I go to the Apple store on the upper west side to replace a battery. The city is sparkling, almost too bright. We'd had an earthquake, which was almost comic, and a hurricane, which was almost not, but that was in the past. The present rolls on.
Walking into an Apple store is always a bit awe-inspiring. There is the vaulted ceiling, the feeling of transcendence. The monks all wear blue T-shirts. I am a disciple. I bought my first Apple computer in 1985. Upstairs, the store is austere, pleasant, the tables of iPads untouched like plates waiting for food.
Downstairs, where the genius bar is located, is packed with humanity. It's something of a shock, like there is a sale at Filene's Basement.
I wait my turn. The man in the blue shirt is an accelerated version of the usual cool, almost drugged affect of Apple employees. The battery needs replacing. He gets my battery. Directs me to the line. It's very long.
This is because of the huge business of Apple, the many customers. But it's more complicated. When I get to the front, I am presented with a credit card slip. One rarely sees these things anymore. In fact the only time I see them is when I pay for a take-out delivery with a credit card, and the delivery guy pulls one out and rubs a pen back and forth over it with my card pressed against his thigh. But here they are at Apple. It turns out the server for the store -- each store has their own server -- has burnt out. Apparently it happens now and then.
"I've been here two years at this store," says the guy behind the counter. "This is the third time."
Standing beside him is another guy, watching. There are a few of these trainees behind other Apple employees, shadowing.
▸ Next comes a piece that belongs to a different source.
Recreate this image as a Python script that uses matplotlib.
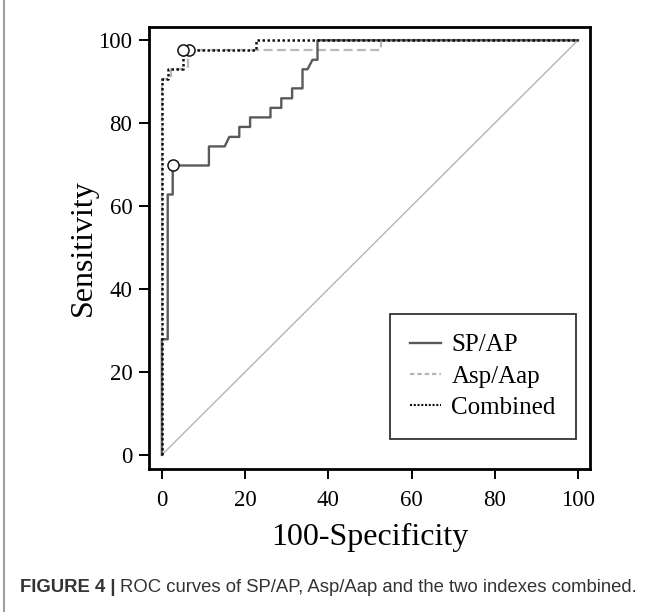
import matplotlib
matplotlib.use("Agg")
import matplotlib.pyplot as plt
from matplotlib.lines import Line2D

# ROC step paths (100-Specificity, Sensitivity)
sp_ap_x = [0, 0, 1.4, 1.4, 2.6, 2.6, 11.3, 11.3, 15.1, 16.2, 18.6, 18.6, 21.2, 21.2,
           26.1, 26.1, 28.7, 28.7, 31.3, 31.3, 33.8, 33.8, 35.0, 36.2, 37.4, 37.4, 100]
sp_ap_y = [0, 27.9, 27.9, 62.8, 62.8, 69.8, 69.8, 74.4, 74.4, 76.7, 76.7, 79.1, 79.1, 81.4,
           81.4, 83.7, 83.7, 86.0, 86.0, 88.4, 88.4, 93.0, 93.0, 95.3, 95.3, 100, 100]

asp_x = [0, 0, 2.2, 2.2, 6.3, 6.3, 52.6, 52.6, 100]
asp_y = [0, 90.7, 90.7, 93.0, 93.0, 97.7, 97.7, 100, 100]

comb_x = [0, 0, 1.4, 1.4, 5.0, 5.0, 22.5, 22.5, 100]
comb_y = [0, 90.7, 90.7, 93.0, 93.0, 97.7, 97.7, 100, 100]

# optimal cut-off points
cut_x = [2.6, 6.4, 5.0]
cut_y = [69.8, 97.7, 97.7]

ticks = [0, 20, 40, 60, 80, 100]
legend_labels = ["SP/AP", "Asp/Aap", "Combined"]
caption_bold = "FIGURE 4 |"
caption_text = "ROC curves of SP/AP, Asp/Aap and the two indexes combined."

W, H = 655, 612
fig = plt.figure(figsize=(W / 100, H / 100), dpi=100)
ax = fig.add_axes([149 / W, 1 - 469 / H, 441 / W, 442 / H])

serif = "Liberation Serif"

ax.plot([0, 100], [0, 100], color="#b4b4b4", lw=1.0)
ax.plot(asp_x, asp_y, color="#b8b8b8", lw=1.6, ls=(0, (4, 2)))
ax.plot(sp_ap_x, sp_ap_y, color="#5a5a5a", lw=1.7)
ax.plot(comb_x, comb_y, color="#111111", lw=1.8, ls=(0, (1, 1)))
ax.plot(cut_x, cut_y, ls="none", marker="o", ms=8, mfc="white", mec="#111111", mew=1.1)

ax.set_xlim(-3.1, 102.9)
ax.set_ylim(-3.4, 103.2)
ax.set_xticks(ticks)
ax.set_yticks(ticks)
for sp in ax.spines.values():
    sp.set_linewidth(2.0)
ax.tick_params(direction="out", length=7, width=1.4)
ax.tick_params(axis="x", pad=8)
ax.tick_params(axis="y", pad=5)
for lab in ax.get_xticklabels() + ax.get_yticklabels():
    lab.set_fontfamily(serif)
    lab.set_fontsize(16.5)

ax.set_xlabel("100-Specificity", fontfamily=serif, fontsize=23, labelpad=9)
ax.set_ylabel("Sensitivity", fontfamily=serif, fontsize=23, labelpad=0)

handles = [
    Line2D([], [], color="#5a5a5a", lw=1.7),
    Line2D([], [], color="#b8b8b8", lw=1.6, ls=(0, (2, 1.3))),
    Line2D([], [], color="#111111", lw=1.5, ls=(0, (1, 0.8))),
]
leg = ax.legend(handles, legend_labels,
                loc="lower left", bbox_to_anchor=(0.5465, 0.068),
                prop={"family": serif, "size": 18}, frameon=True, fancybox=False,
                edgecolor="black", handlelength=1.25, handletextpad=0.4,
                borderpad=0.8, labelspacing=0.35, borderaxespad=0)
leg.get_frame().set_linewidth(1.3)

# left border line of the figure panel
fig.add_artist(Line2D([3.5 / W, 3.5 / W], [0, 1], color="#a0a0a0", lw=1.5))

# caption: bold label followed by regular text, shrunk to fit 20..640 px
cap_y = 1 - 587 / H
size = 14.5
t1 = fig.text(20 / W, cap_y, caption_bold, fontfamily="Liberation Sans",
              fontweight="bold", fontsize=size, color="#333333", va="center")
t2 = fig.text(0, cap_y, caption_text, fontfamily="Liberation Sans",
              fontsize=size, color="#333333", va="center")
fig.canvas.draw()
r = fig.canvas.get_renderer()
total = t1.get_window_extent(r).width + 4 + t2.get_window_extent(r).width
size = size * 620 / total
t1.set_fontsize(size)
t2.set_fontsize(size)
fig.canvas.draw()
bb = t1.get_window_extent(r)
t2.set_x((bb.x1 + 4) / W)

fig.savefig("out.png", dpi=100)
The trainee wears a black polo shirt, chews gum, watches quietly.
"How long will it last?" I ask.
The guy in the blue shirt, who is calculating the sales tax on his iPhone calculator, looks up at me and shrugs. "Who knows?"
It's two days after Hurricane Irene. Nature raised a fist to the city's face and then moved on to bludgeon others. But the streets are filled people who have come in from their summer homes where the power is out, their amazed stories drifting in the air. No power means no refrigerators. No fans or air conditioning. No water. And -- an amenity or a necessity, it's a fine line -- no Internet. At one point I find myself scanning Twitter for reports on life in black-out conditions, until, vexed at their absence, I realize that people with no electricity cannot Tweet.
"It's kind of spooky timing," I say. "Steve Jobs leaves, and right away this happens!"
We all laugh. Another guy in a blue shirt says, "He leaves, and the servers immediately melt!"
The shadow watches, listens, chews his gum.
"Someone will call this in later today for approval," says my Blue Shirt. He hands me the credit card slip; I'm reminded of the old taxi meters, where the ride began with the driver flipping a lever up, a heavy mechanical gesture.
We're in the era of service economy, but the image of a back room filled with people frantically working the phones to confirm transactions feels redolent of the older era of manufacturing. Of course some parts of the country and many parts of the world are still in that era; in New York, however, the nostalgia for that time is palpable. Coming to the store, I passed a huge banner advertising the TV show Pan Am, a Mad Men-style spinoff celebrating America's version of the Victorian era, starring (I was amazed to see) Christina Ricci. She once read slush for Open City, the magazine I edited, many years ago; her father was a Reichian therapist who practiced scream therapy and never realized that his otherwise soundproofed basement office had an air vent that led directly into her room. She's been an actor with, I think, a genuinely interesting streak of deviance. It seems odd to see her in a show whose pitch meeting might have involved a phrase like, "It's Charlie's Angels meets the Mile High Club!"
As I prepared to ascend the spiral staircase made of glass -- Steve Jobs oversaw the design of these retail stores, about which he was famously obsessive -- I thought, there is no escaping the physical world, even at Apple.
I thought of a picture I had seen in the last few days of Steve Jobs, emaciated and near death. It was such an upsetting photo. It appeared during the period of that weird outpouring of grief and fear that accompanied his resignation. I feel a pang of irrational gratitude to Jobs; I was an Apple person, a congregant, with every upgrade I lifted my arms in thanks. I'm rooting for a recovery.
In that photograph he was as skinny as Gandhi. For three decades he entranced us with feelings of power, ease and transparency. Especially transparency. It's weird to think that the mini-storage industry, for people who have too many things and cannot part with them, the era of cheap stuff from China, and Apple Computer's ascendancy were all concurrent, because one of Jobs' biggest gifts to us is the ability to remove the feeling of clutter. The transparency and the neatness that Apple promises and delivers feels tinged with irony now that Steve Jobs seems to be vanishing before our eyes. I walked up those stairs thinking of Kafka's story, "A Hunger Artist." When the emaciated Hunger Artist finally dies they replace him with a panther. Endings always change everything that leads up to them.